## WHAT THE TASK ASKS
Return each line of the data below verbatim; pictures are to be left out.

## DATA SEGMENT
────────────────

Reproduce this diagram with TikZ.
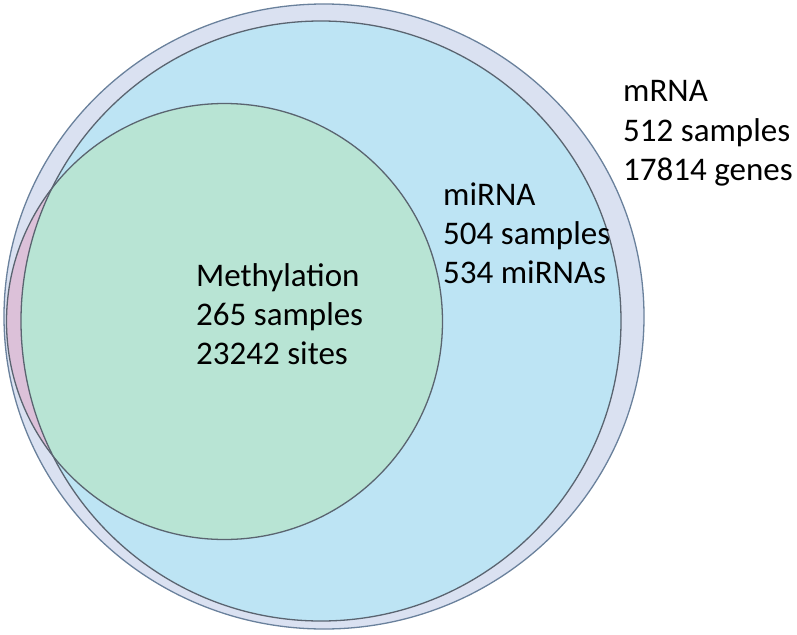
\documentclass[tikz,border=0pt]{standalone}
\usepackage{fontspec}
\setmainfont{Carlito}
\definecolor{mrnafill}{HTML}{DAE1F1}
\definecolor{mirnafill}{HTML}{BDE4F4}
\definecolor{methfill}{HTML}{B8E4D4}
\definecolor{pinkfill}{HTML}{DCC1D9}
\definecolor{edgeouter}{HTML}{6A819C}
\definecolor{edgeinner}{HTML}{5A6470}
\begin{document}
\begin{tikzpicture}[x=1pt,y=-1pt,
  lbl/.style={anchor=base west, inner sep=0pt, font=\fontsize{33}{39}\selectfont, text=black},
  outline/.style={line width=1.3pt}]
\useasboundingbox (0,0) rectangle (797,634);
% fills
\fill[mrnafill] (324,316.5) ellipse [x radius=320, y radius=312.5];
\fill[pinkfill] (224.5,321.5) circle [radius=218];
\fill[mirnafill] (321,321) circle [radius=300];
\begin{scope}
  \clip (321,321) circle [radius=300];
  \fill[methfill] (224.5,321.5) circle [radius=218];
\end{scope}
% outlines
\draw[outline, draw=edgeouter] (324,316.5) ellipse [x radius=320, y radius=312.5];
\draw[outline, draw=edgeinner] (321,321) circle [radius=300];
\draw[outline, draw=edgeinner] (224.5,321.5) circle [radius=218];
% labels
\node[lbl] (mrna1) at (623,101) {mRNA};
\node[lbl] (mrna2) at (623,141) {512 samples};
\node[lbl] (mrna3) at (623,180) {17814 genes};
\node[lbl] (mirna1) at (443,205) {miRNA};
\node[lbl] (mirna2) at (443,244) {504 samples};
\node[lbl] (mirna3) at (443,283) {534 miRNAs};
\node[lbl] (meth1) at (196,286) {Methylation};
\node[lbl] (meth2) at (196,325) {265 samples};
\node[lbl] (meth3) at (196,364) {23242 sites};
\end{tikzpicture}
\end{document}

────────────────

## TASK SOLUTION
Reproduce this diagram with TikZ.
\documentclass[tikz,border=0pt]{standalone}
\usepackage{fontspec}
\setmainfont{Carlito}
\definecolor{mrnafill}{HTML}{DAE1F1}
\definecolor{mirnafill}{HTML}{BDE4F4}
\definecolor{methfill}{HTML}{B8E4D4}
\definecolor{pinkfill}{HTML}{DCC1D9}
\definecolor{edgeouter}{HTML}{6A819C}
\definecolor{edgeinner}{HTML}{5A6470}
\begin{document}
\begin{tikzpicture}[x=1pt,y=-1pt,
  lbl/.style={anchor=base west, inner sep=0pt, font=\fontsize{33}{39}\selectfont, text=black},
  outline/.style={line width=1.3pt}]
\useasboundingbox (0,0) rectangle (797,634);
% fills
\fill[mrnafill] (324,316.5) ellipse [x radius=320, y radius=312.5];
\fill[pinkfill] (224.5,321.5) circle [radius=218];
\fill[mirnafill] (321,321) circle [radius=300];
\begin{scope}
  \clip (321,321) circle [radius=300];
  \fill[methfill] (224.5,321.5) circle [radius=218];
\end{scope}
% outlines
\draw[outline, draw=edgeouter] (324,316.5) ellipse [x radius=320, y radius=312.5];
\draw[outline, draw=edgeinner] (321,321) circle [radius=300];
\draw[outline, draw=edgeinner] (224.5,321.5) circle [radius=218];
% labels
\node[lbl] (mrna1) at (623,101) {mRNA};
\node[lbl] (mrna2) at (623,141) {512 samples};
\node[lbl] (mrna3) at (623,180) {17814 genes};
\node[lbl] (mirna1) at (443,205) {miRNA};
\node[lbl] (mirna2) at (443,244) {504 samples};
\node[lbl] (mirna3) at (443,283) {534 miRNAs};
\node[lbl] (meth1) at (196,286) {Methylation};
\node[lbl] (meth2) at (196,325) {265 samples};
\node[lbl] (meth3) at (196,364) {23242 sites};
\end{tikzpicture}
\end{document}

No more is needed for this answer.